The platform doesn’t necessarily reflect the positions of the party’s chosen candidate, who will presumably be Joe Biden when Democrats hold their convention in August. But it does speak to the policy goals of the Democratic Party at large and the direction its leaders hope to take it, which is why the platform’s nod to “Medicare for All,” and the progressives who support it, was so revealing.
Democrats did not endorse Medicare for All completely. Rather, the platform said the party would strive for universal access to healthcare by creating a public insurance option while still allowing private insurers to operate — which has been Biden’s position since the primaries. Then, the platform acknowledges Medicare for All and its advocates.
“Generations of Democrats have been united in the fight for universal health care. We are proud our party welcomes advocates who want to build on and strengthen the Affordable Care Act and those who support a Medicare for All approach; all are critical to ensuring that health care is a human right,” the draft states.
This isn’t the win leftists such as Sens. Bernie Sanders and Elizabeth Warren had hoped for, but it is a clear message that the Democratic Party not only accepts but welcomes leftists who would push the party further toward a single-payer system.
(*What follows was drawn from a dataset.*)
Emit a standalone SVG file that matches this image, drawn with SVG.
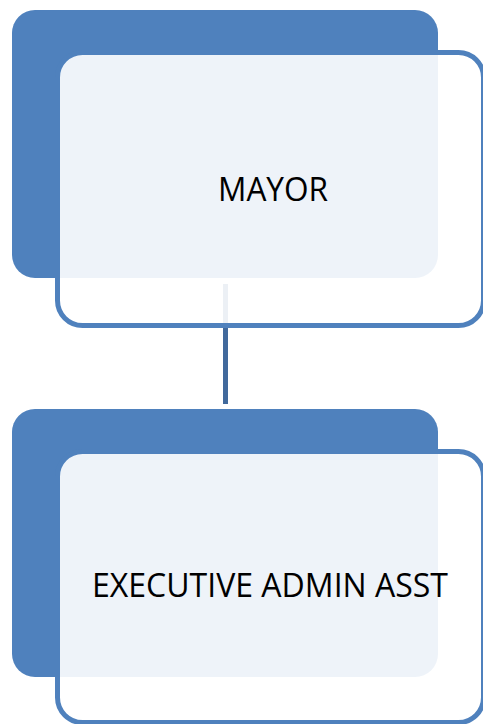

And make no mistake: The leftists will succeed. Already, Biden has caved to appease Sanders’s supporters, lowering the eligibility age for Medicare coverage from 65 to 60 and agreeing to work with Sanders’s team to make additional changes as his campaign progresses.
The Democratic Party’s nod to Medicare for All is in and of itself a sign that the party is moving to the left on this issue. Four years ago, the party’s platform didn’t even mention Medicare for All — and not because it wasn’t relevant at the time, but because it was such a drastic step that Democrats feared what it would do to the moderate, swing-state voters they needed to win.
Some of that fear still exists within the Democratic establishment. If it didn’t, mainstream Democrats would have pushed for Sanders, not Biden. But the guardrails are beginning to come off, slowly but surely. And it’s only a matter of time before Sanders and Warren finally have their way.